Magnetic degeneracy and hidden metallicity of the spin-density-wave state in ferropnictides

We analyze spin-density-wave (SDW) order in iron-based superconductors and electronic structure in the SDW phase. We consider an itinerant model for Fe pnictides with two hole bands centered at (0, 0) and two electron bands centered at (0, pi) and (pi, 0) in the unfolded Brillouin zone. A SDW order in such a model is generally a combination of two components with momenta (0, pi) and (pi, 0), both yield (pi, pi) order in the folded zone. Neutron experiments, however, indicate that only one component is present.

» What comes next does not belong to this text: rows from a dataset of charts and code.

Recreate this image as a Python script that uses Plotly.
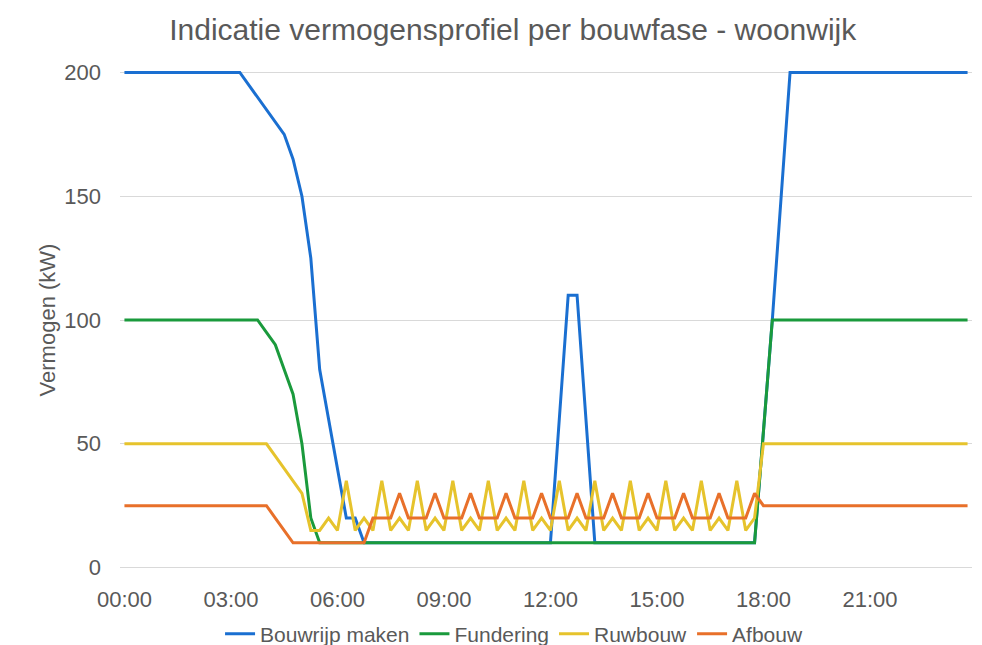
import plotly.graph_objects as go

# Categories: 15-minute time slots over one day
times = [f"{h:02d}:{m:02d}" for h in range(24) for m in (0, 15, 30, 45)]

tick_vals = ["00:00", "03:00", "06:00", "09:00", "12:00", "15:00", "18:00", "21:00"]
tick_text = ["00:00", "03:00", "06:00", "09:00", "12:00", "15:00", "18:00", "21:00"]

bouwrijp_maken = [
    200, 200, 200, 200, 200, 200, 200, 200, 200, 200, 200, 200, 200, 200,
    195, 190, 185, 180, 175, 165, 150, 125, 80, 60, 40, 20, 20,
    10, 10, 10, 10, 10, 10, 10, 10, 10, 10, 10, 10, 10, 10, 10, 10, 10, 10, 10, 10, 10,
    10, 60, 110, 110, 60, 10,
    10, 10, 10, 10, 10, 10, 10, 10, 10, 10, 10, 10, 10, 10, 10, 10, 10, 10,
    55, 100, 150, 200,
    200, 200, 200, 200, 200, 200, 200, 200, 200, 200, 200, 200, 200, 200, 200, 200, 200, 200, 200, 200,
]

fundering = [
    100, 100, 100, 100, 100, 100, 100, 100, 100, 100, 100, 100, 100, 100, 100, 100,
    95, 90, 80, 70, 50, 20,
    10, 10, 10, 10, 10, 10, 10, 10, 10, 10, 10, 10, 10, 10, 10, 10, 10, 10, 10, 10, 10, 10, 10, 10, 10,
    10, 10, 10, 10, 10, 10, 10, 10, 10, 10, 10, 10, 10, 10, 10, 10, 10, 10, 10, 10, 10, 10, 10, 10, 10,
    55,
    100, 100, 100, 100, 100, 100, 100, 100, 100, 100, 100, 100, 100, 100, 100, 100, 100, 100, 100, 100, 100, 100, 100,
]

ruwbouw = [
    50, 50, 50, 50, 50, 50, 50, 50, 50, 50, 50, 50, 50, 50, 50, 50, 50,
    45, 40, 35, 30, 15, 15, 20, 15,
    35, 15, 20, 15, 35, 15, 20, 15, 35, 15, 20, 15, 35, 15, 20, 15,
    35, 15, 20, 15, 35, 15, 20, 15, 35, 15, 20, 15, 35, 15, 20, 15,
    35, 15, 20, 15, 35, 15, 20, 15, 35, 15, 20, 15,
    35, 15, 20,
    50, 50, 50, 50, 50, 50, 50, 50, 50, 50, 50, 50, 50, 50, 50, 50, 50, 50, 50, 50, 50, 50, 50, 50,
]

afbouw = [
    25, 25, 25, 25, 25, 25, 25, 25, 25, 25, 25, 25, 25, 25, 25, 25, 25,
    20, 15, 10,
    10, 10, 10, 10, 10, 10, 10, 10,
    20, 20, 20, 30,
    20, 20, 20, 30, 20, 20, 20, 30, 20, 20, 20, 30, 20, 20, 20, 30, 20, 20, 20, 30,
    20, 20, 20, 30, 20, 20, 20, 30, 20, 20, 20, 30, 20, 20, 20, 30, 20, 20, 20, 30,
    25, 25, 25, 25, 25, 25, 25, 25, 25, 25, 25, 25, 25, 25, 25, 25, 25, 25, 25, 25, 25, 25, 25, 25,
]

series_names = ["Bouwrijp maken", "Fundering", "Ruwbouw", "Afbouw"]
series_values = [bouwrijp_maken, fundering, ruwbouw, afbouw]
series_colors = ["#1a6fd1", "#1a9a3c", "#e6c32c", "#e8702a"]

FONT = "Liberation Sans, Arial, sans-serif"
TXT = "#595959"

fig = go.Figure()
for name, vals, col in zip(series_names, series_values, series_colors):
    fig.add_trace(go.Scatter(
        x=times, y=vals, name=name, mode="lines",
        line=dict(color=col, width=3),
    ))

fig.update_layout(
    width=982, height=645,
    paper_bgcolor="white", plot_bgcolor="white",
    margin=dict(l=112, r=18, t=63, b=84, autoexpand=False),
    font=dict(family=FONT, color=TXT, size=21),
    title=dict(
        text="Indicatie vermogensprofiel per bouwfase - woonwijk",
        x=0.514, xanchor="center", y=0.966, yanchor="middle",
        font=dict(family=FONT, size=30, color=TXT),
    ),
    showlegend=True,
    legend=dict(
        orientation="h", x=0.4625, xanchor="center", y=-0.1305, yanchor="middle",
        font=dict(family=FONT, size=21, color=TXT),
        itemwidth=30, tracegroupgap=0,
    ),
    xaxis=dict(
        type="category",
        range=[-0.5, 95.5],
        tickmode="array", tickvals=tick_vals, ticktext=tick_text,
        showgrid=False, showline=False, zeroline=False,
        ticks="", ticklabelstandoff=15, automargin=False,
        tickfont=dict(family=FONT, size=22, color=TXT),
    ),
    yaxis=dict(
        range=[-0.6, 200.6],
        tickvals=[0, 50, 100, 150, 200],
        showgrid=True, gridcolor="#d9d9d9", gridwidth=1,
        zeroline=False, showline=False, ticks="",
        ticklabelstandoff=18, automargin=False,
        tickfont=dict(family=FONT, size=22, color=TXT),
        title=dict(text="Vermogen (kW)", standoff=2,
                   font=dict(family=FONT, size=22, color=TXT)),
    ),
)

fig.write_html("out.html")
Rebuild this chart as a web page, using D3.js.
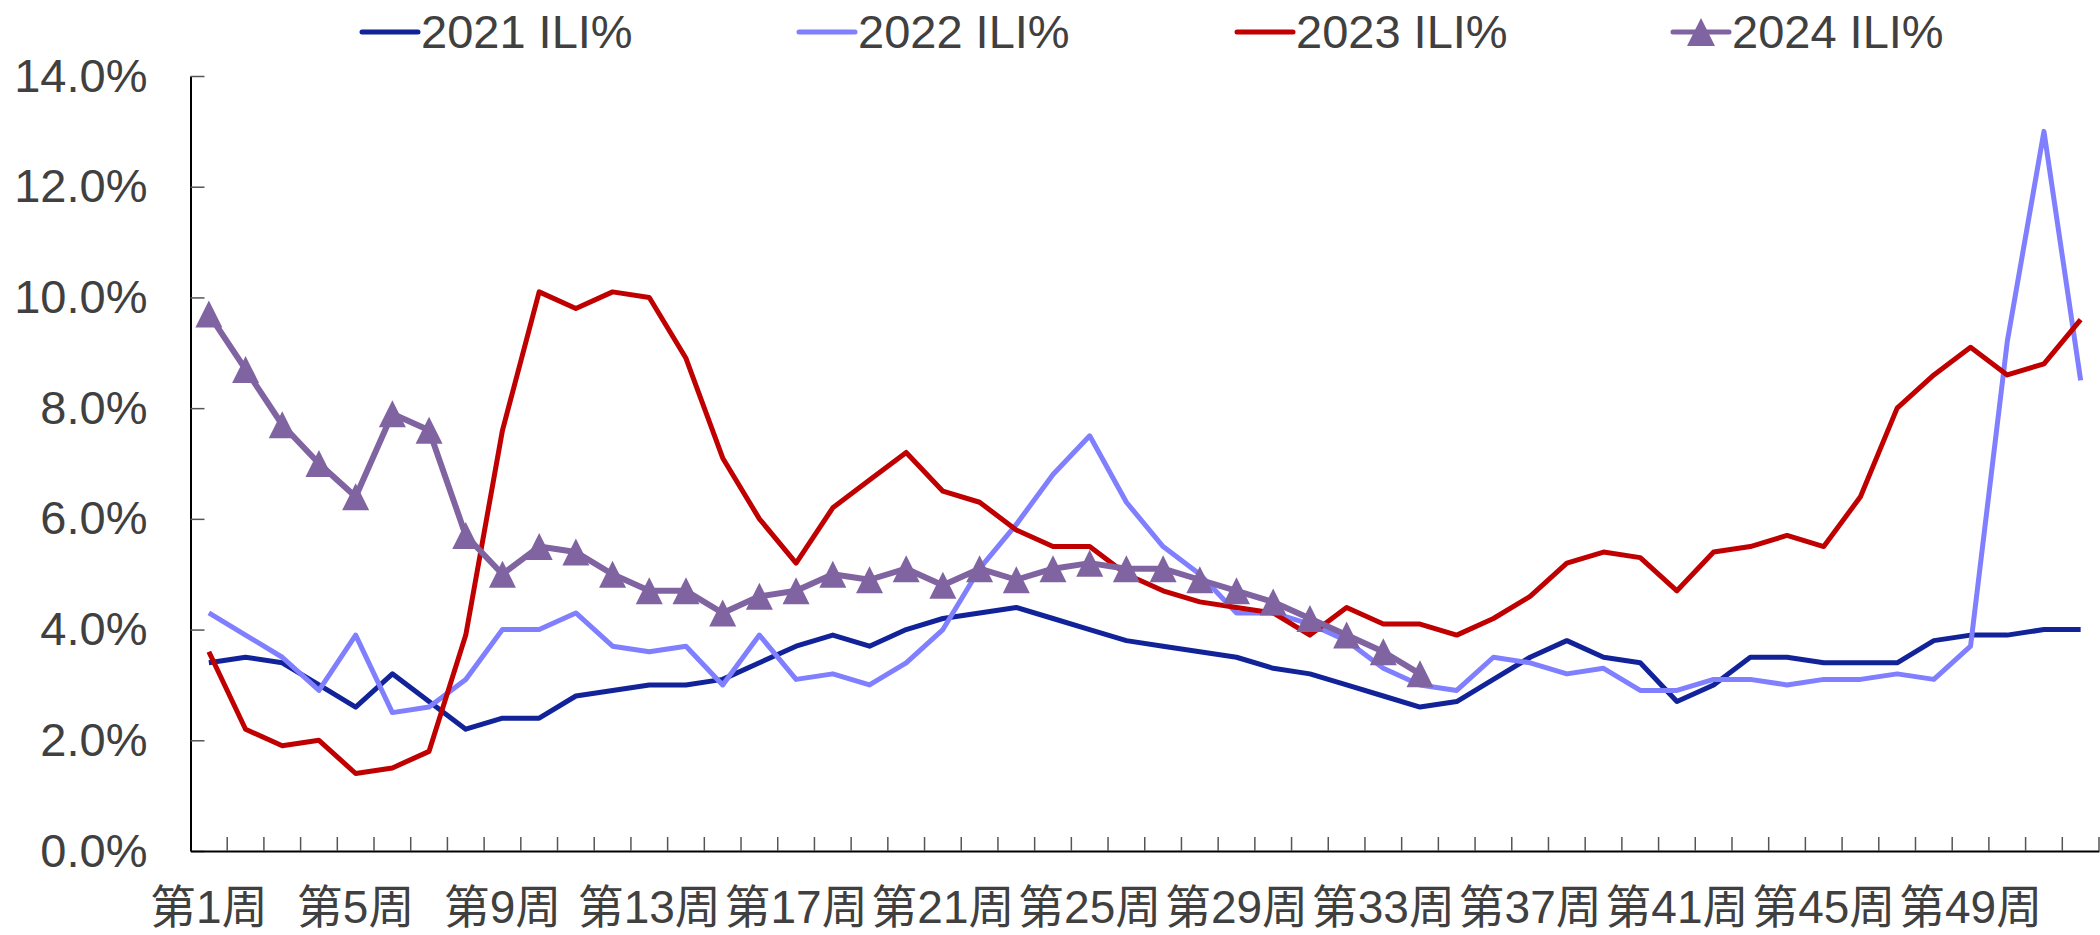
<!DOCTYPE html>
<html>
<head>
<meta charset="utf-8">
<script src="https://cdn.jsdelivr.net/npm/d3@7"></script>
<style>
  html, body { margin: 0; padding: 0; background: #fff; }
  svg { display: block; }
</style>
</head>
<body>
<svg id="chart" width="2100" height="935"></svg>
<script>
// ---- DATA ----
const weeks = d3.range(1, 53).map(i => "第" + i + "周");
const tickLabels = ["第1周","第5周","第9周","第13周","第17周","第21周","第25周","第29周","第33周","第37周","第41周","第45周","第49周"];
const yTicks = [0, 2, 4, 6, 8, 10, 12, 14];

const ili2021 = [3.4,3.5,3.4,3.0,2.6,3.2,2.7,2.2,2.4,2.4,2.8,2.9,3.0,3.0,3.1,3.4,3.7,3.9,3.7,4.0,4.2,4.3,4.4,4.2,4.0,3.8,3.7,3.6,3.5,3.3,3.2,3.0,2.8,2.6,2.7,3.1,3.5,3.8,3.5,3.4,2.7,3.0,3.5,3.5,3.4,3.4,3.4,3.8,3.9,3.9,4.0,4.0];
const ili2022 = [4.3,3.9,3.5,2.9,3.9,2.5,2.6,3.1,4.0,4.0,4.3,3.7,3.6,3.7,3.0,3.9,3.1,3.2,3.0,3.4,4.0,5.1,5.9,6.8,7.5,6.3,5.5,5.0,4.3,4.3,4.1,3.8,3.3,3.0,2.9,3.5,3.4,3.2,3.3,2.9,2.9,3.1,3.1,3.0,3.1,3.1,3.2,3.1,3.7,9.2,13.0,8.5];
const ili2023 = [3.6,2.2,1.9,2.0,1.4,1.5,1.8,3.9,7.6,10.1,9.8,10.1,10.0,8.9,7.1,6.0,5.2,6.2,6.7,7.2,6.5,6.3,5.8,5.5,5.5,5.0,4.7,4.5,4.4,4.3,3.9,4.4,4.1,4.1,3.9,4.2,4.6,5.2,5.4,5.3,4.7,5.4,5.5,5.7,5.5,6.4,8.0,8.6,9.1,8.6,8.8,9.6];
const ili2024 = [9.7,8.7,7.7,7.0,6.4,7.9,7.6,5.7,5.0,5.5,5.4,5.0,4.7,4.7,4.3,4.6,4.7,5.0,4.9,5.1,4.8,5.1,4.9,5.1,5.2,5.1,5.1,4.9,4.7,4.5,4.2,3.9,3.6,3.2];

const seriesNames = ["2021 ILI%","2022 ILI%","2023 ILI%","2024 ILI%"];
const seriesColors = ["#12239A","#7F7FFF","#C00000","#8064A2"];

// ---- CHART ----
const svg = d3.select("#chart");
const textColor = "#404040";
const latinFont = "'Liberation Sans', Arial, sans-serif";
const cjkFont = "'Liberation Sans', 'Noto Sans CJK SC', sans-serif";

const plotLeft = 190.5, plotRight = 2099, plotTop = 76, plotBottom = 851;

const x = d3.scaleBand().domain(weeks).range([plotLeft, plotRight]).padding(0);
const bw = x.bandwidth();
const cx = w => x(w) + bw / 2;
const y = d3.scaleLinear().domain([0, 14]).range([plotBottom, plotTop]);

// Y axis
const yAxis = d3.axisLeft(y)
  .tickValues(yTicks)
  .tickSizeInner(-14)
  .tickSizeOuter(0)
  .tickPadding(43)
  .tickFormat(d => d.toFixed(1) + "%");
const yg = svg.append("g").attr("transform", `translate(${plotLeft},0)`).call(yAxis);
yg.select(".domain").attr("stroke", "#000").attr("stroke-width", 2);
yg.selectAll(".tick line").attr("stroke", "#555").attr("stroke-width", 1.5);
yg.selectAll(".tick text").attr("fill", textColor).style("font-family", latinFont).style("font-size", "47px");

// X axis (labels)
const xAxis = d3.axisBottom(x)
  .tickValues(tickLabels)
  .tickSizeInner(0)
  .tickSizeOuter(0)
  .tickPadding(0);
const xg = svg.append("g").attr("transform", `translate(0,${plotBottom})`).call(xAxis);
xg.select(".domain").attr("stroke", "#000").attr("stroke-width", 2);
xg.selectAll(".tick line").remove();
xg.selectAll(".tick text")
  .attr("fill", textColor)
  .attr("dy", null)
  .attr("y", 72)
  .style("font-family", cjkFont)
  .style("font-size", "46px");

// X boundary ticks (inward)
svg.append("g").selectAll("line")
  .data(weeks)
  .join("line")
  .attr("x1", d => x(d) + bw)
  .attr("x2", d => x(d) + bw)
  .attr("y1", plotBottom)
  .attr("y2", plotBottom - 14)
  .attr("stroke", "#555")
  .attr("stroke-width", 1.5);

// Lines
const allSeries = [ili2021, ili2022, ili2023, ili2024];
const line = d3.line()
  .x((d, i) => cx(weeks[i]))
  .y(d => y(d));

allSeries.forEach((vals, si) => {
  svg.append("path")
    .datum(vals)
    .attr("fill", "none")
    .attr("stroke", seriesColors[si])
    .attr("stroke-width", si === 3 ? 6 : 5)
    .attr("stroke-linejoin", "round")
    .attr("stroke-linecap", "butt")
    .attr("d", line);
});

// Triangle markers for 2024
const tri = (px, py, s) => `M${px},${py - s / 2}L${px + s / 2},${py + s / 2}L${px - s / 2},${py + s / 2}Z`;
svg.append("g").selectAll("path")
  .data(ili2024)
  .join("path")
  .attr("d", (d, i) => tri(cx(weeks[i]), y(d), 27))
  .attr("fill", seriesColors[3]);

// Legend
const legendX = [362, 799, 1237, 1673];
const legendY = 32;
const lg = svg.append("g");
seriesNames.forEach((name, i) => {
  const g = lg.append("g").attr("transform", `translate(${legendX[i]},${legendY})`);
  g.append("line")
    .attr("x1", 0).attr("x2", 56).attr("y1", 0).attr("y2", 0)
    .attr("stroke", seriesColors[i]).attr("stroke-width", 5)
    .attr("stroke-linecap", "round");
  if (i === 3) {
    g.append("path").attr("d", tri(28, 0, 28)).attr("fill", seriesColors[i]);
  }
  g.append("text")
    .attr("x", 59)
    .attr("y", 16)
    .attr("fill", textColor)
    .style("font-family", latinFont)
    .style("font-size", "47px")
    .text(name);
});
</script>
</body>
</html>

We show that (0, pi) or (pi, 0) order is selected if we assume that only one hole band is involved in the SDW mixing with electron bands. A SDW order in such three-band model is highly degenerate for a perfect nesting and hole-electron interaction only but we show that ellipticity of electron pockets and interactions between electron bands break the degeneracy and favor the desired (0, pi) or (pi, 0) order. We further show that stripe-ordered system remains a metal for arbitrary coupling. We analyze electronic structure for parameters relevant to the pnictides and argue that the resulting electronic structure is in good agreement with angle-resolved photoemission experiments. We discuss the differences between our model and J(1)-J(2) model of localized spins.